--- START Data for the task ---

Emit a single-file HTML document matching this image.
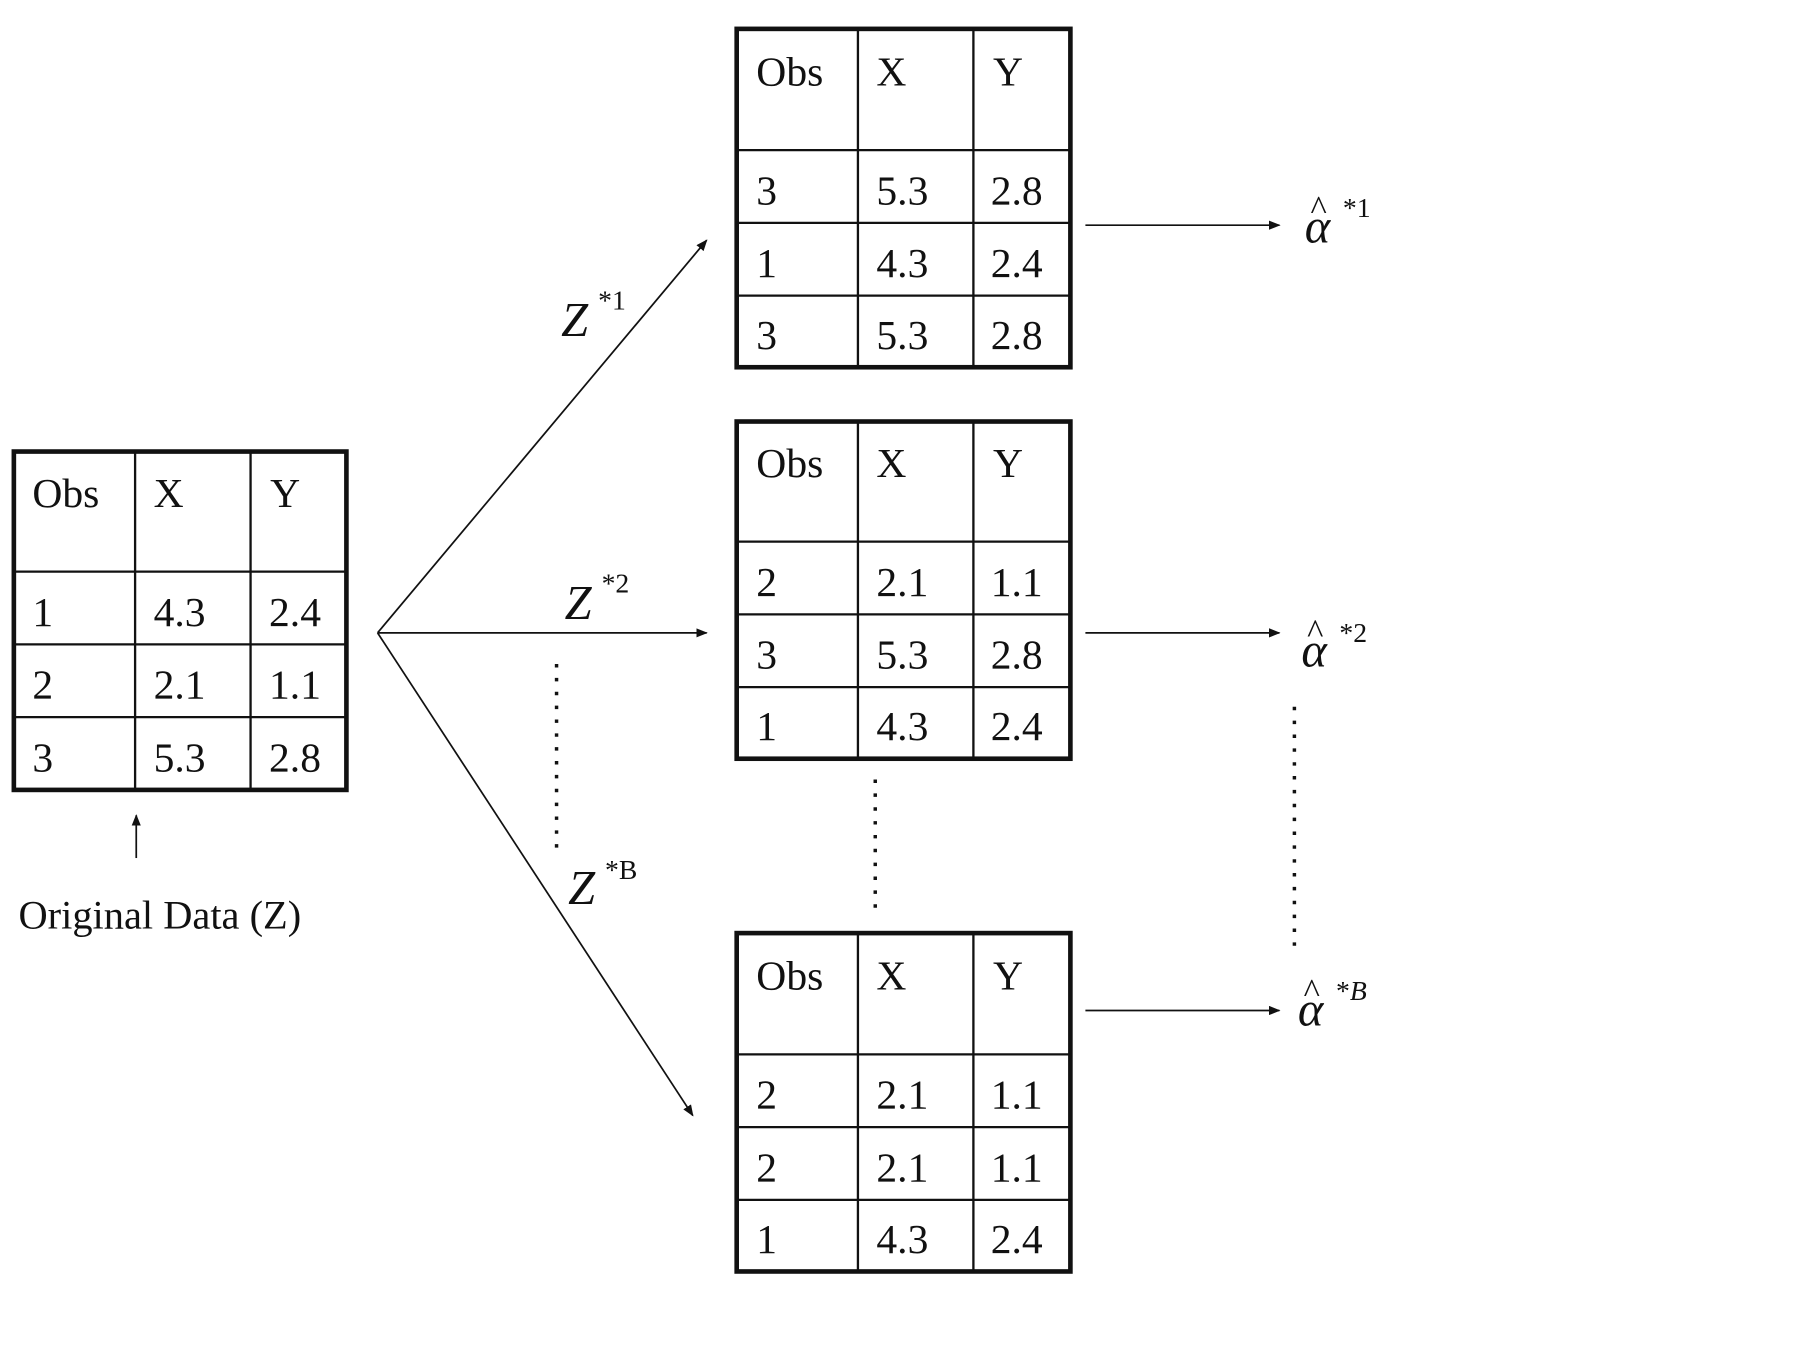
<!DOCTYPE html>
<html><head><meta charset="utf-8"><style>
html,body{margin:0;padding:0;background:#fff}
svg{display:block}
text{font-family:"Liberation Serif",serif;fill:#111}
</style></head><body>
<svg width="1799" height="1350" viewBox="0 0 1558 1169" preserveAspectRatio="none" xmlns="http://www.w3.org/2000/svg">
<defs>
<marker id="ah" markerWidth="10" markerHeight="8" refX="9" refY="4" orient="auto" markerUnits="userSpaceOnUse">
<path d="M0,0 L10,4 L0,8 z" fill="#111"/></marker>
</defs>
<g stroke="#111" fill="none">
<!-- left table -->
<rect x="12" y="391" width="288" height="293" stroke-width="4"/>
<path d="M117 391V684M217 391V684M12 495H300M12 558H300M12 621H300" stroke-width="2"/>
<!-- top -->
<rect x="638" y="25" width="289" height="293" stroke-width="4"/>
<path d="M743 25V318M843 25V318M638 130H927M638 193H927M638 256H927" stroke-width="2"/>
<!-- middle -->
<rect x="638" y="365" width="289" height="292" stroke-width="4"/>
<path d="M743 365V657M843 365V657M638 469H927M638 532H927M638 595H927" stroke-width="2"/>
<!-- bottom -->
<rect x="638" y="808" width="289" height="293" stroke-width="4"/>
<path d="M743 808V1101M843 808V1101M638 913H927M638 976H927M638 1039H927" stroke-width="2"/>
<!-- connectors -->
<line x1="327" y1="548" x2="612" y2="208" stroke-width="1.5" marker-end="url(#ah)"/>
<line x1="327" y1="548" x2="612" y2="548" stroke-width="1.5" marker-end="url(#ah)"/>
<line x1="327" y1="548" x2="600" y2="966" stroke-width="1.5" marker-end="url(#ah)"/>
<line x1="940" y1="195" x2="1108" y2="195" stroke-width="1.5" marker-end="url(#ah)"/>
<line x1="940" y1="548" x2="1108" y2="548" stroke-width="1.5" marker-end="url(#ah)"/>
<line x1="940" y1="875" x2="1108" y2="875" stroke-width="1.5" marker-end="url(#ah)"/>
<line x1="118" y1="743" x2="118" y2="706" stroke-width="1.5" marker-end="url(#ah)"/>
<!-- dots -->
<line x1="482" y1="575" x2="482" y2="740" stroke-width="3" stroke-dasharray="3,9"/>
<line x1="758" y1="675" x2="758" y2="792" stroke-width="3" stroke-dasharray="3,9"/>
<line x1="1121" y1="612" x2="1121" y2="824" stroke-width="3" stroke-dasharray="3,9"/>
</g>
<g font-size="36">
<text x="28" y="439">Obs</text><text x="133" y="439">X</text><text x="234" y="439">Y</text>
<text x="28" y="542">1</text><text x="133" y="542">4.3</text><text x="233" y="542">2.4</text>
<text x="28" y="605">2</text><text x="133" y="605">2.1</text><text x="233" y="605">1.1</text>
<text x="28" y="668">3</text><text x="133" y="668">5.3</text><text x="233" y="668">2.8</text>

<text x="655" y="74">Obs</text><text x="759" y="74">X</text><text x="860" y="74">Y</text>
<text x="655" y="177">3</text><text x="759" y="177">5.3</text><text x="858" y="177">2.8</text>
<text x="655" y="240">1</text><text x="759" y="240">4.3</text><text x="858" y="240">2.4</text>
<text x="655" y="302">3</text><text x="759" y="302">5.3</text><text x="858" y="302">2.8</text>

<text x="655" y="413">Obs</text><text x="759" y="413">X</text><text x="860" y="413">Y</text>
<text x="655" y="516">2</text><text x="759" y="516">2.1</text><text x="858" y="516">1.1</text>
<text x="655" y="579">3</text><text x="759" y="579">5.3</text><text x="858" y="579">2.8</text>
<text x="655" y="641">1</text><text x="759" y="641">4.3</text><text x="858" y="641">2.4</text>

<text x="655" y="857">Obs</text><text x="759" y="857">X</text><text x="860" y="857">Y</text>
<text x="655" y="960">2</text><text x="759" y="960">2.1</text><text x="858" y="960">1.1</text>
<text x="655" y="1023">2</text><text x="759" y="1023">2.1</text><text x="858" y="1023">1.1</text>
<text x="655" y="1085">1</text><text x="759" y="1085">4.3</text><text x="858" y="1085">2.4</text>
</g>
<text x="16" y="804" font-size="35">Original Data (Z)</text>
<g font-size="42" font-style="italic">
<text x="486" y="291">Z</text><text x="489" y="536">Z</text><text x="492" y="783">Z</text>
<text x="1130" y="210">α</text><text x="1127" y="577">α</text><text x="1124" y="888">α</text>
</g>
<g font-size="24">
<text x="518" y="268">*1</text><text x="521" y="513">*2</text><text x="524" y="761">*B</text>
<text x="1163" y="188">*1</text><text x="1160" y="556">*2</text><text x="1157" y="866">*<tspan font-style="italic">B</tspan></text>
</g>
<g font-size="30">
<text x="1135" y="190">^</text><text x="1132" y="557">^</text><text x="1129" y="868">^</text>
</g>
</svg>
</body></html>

--- END Data for the task ---
--- START Data for the task ---

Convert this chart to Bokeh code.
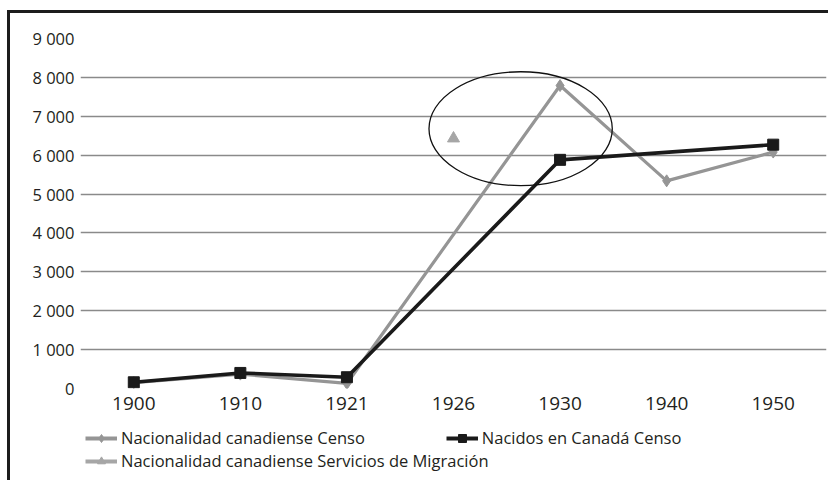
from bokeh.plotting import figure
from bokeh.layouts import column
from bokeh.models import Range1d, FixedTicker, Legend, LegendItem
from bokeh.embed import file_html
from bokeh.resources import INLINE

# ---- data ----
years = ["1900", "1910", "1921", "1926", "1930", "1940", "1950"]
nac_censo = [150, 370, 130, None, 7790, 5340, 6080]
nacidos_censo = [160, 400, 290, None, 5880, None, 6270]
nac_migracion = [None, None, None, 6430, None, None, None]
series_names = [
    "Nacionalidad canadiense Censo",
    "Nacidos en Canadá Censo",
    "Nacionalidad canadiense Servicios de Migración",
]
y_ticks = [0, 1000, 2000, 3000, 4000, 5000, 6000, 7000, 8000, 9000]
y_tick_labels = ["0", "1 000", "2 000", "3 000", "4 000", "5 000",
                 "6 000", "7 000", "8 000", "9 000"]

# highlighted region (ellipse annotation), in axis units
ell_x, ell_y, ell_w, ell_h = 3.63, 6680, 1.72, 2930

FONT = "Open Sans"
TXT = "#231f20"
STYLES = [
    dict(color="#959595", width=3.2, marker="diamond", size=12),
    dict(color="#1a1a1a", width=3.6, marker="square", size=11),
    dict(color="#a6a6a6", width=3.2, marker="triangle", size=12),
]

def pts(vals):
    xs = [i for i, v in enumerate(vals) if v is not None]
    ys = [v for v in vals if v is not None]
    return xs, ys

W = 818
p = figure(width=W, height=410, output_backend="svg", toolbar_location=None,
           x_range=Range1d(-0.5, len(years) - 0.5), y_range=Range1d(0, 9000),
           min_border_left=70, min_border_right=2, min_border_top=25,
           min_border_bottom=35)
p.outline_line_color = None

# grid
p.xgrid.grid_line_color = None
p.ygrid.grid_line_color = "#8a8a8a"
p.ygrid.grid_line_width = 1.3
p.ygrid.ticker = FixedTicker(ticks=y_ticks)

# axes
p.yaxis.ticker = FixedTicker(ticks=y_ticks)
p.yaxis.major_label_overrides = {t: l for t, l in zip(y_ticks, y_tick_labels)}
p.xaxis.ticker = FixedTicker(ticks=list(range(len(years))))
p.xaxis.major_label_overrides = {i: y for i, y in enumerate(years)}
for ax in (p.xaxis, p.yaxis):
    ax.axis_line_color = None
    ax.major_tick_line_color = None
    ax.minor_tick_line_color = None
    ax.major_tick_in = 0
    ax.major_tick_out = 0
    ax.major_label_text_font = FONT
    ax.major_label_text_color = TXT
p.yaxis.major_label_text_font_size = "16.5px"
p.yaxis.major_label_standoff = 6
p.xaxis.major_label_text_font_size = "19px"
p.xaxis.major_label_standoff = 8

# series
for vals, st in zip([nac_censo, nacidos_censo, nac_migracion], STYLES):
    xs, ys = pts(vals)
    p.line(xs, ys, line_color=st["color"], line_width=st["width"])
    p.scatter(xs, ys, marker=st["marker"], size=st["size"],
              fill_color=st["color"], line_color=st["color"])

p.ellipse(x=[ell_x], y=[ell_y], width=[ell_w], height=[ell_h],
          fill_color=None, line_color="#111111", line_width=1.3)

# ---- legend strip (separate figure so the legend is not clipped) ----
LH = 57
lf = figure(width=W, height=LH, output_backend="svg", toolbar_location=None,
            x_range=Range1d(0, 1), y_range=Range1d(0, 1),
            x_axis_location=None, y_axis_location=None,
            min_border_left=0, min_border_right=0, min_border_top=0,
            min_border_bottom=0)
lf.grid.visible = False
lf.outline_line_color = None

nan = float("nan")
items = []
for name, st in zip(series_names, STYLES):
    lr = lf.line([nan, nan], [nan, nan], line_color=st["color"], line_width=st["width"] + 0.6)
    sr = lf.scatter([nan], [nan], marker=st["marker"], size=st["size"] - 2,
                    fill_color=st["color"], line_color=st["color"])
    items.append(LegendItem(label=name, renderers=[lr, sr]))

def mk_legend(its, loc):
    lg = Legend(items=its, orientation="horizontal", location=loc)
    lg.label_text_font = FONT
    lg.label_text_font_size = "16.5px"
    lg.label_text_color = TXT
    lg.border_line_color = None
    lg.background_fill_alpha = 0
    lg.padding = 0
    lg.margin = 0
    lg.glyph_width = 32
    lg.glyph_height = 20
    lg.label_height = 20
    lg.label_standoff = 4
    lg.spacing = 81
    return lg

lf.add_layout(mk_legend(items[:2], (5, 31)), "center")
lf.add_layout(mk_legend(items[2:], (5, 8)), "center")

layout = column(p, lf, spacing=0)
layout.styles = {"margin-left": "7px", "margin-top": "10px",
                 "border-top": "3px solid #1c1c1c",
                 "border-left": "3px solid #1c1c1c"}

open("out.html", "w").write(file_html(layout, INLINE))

--- END Data for the task ---

* [Written instruction]: Retype the section that opens with the line holding "Convert this chart to Bokeh code." and closes with the line holding "from bokeh.resources import INLINE", exactly as it reads, without any pictures.

* [Final result]:
Convert this chart to Bokeh code.
from bokeh.plotting import figure
from bokeh.layouts import column
from bokeh.models import Range1d, FixedTicker, Legend, LegendItem
from bokeh.embed import file_html
from bokeh.resources import INLINE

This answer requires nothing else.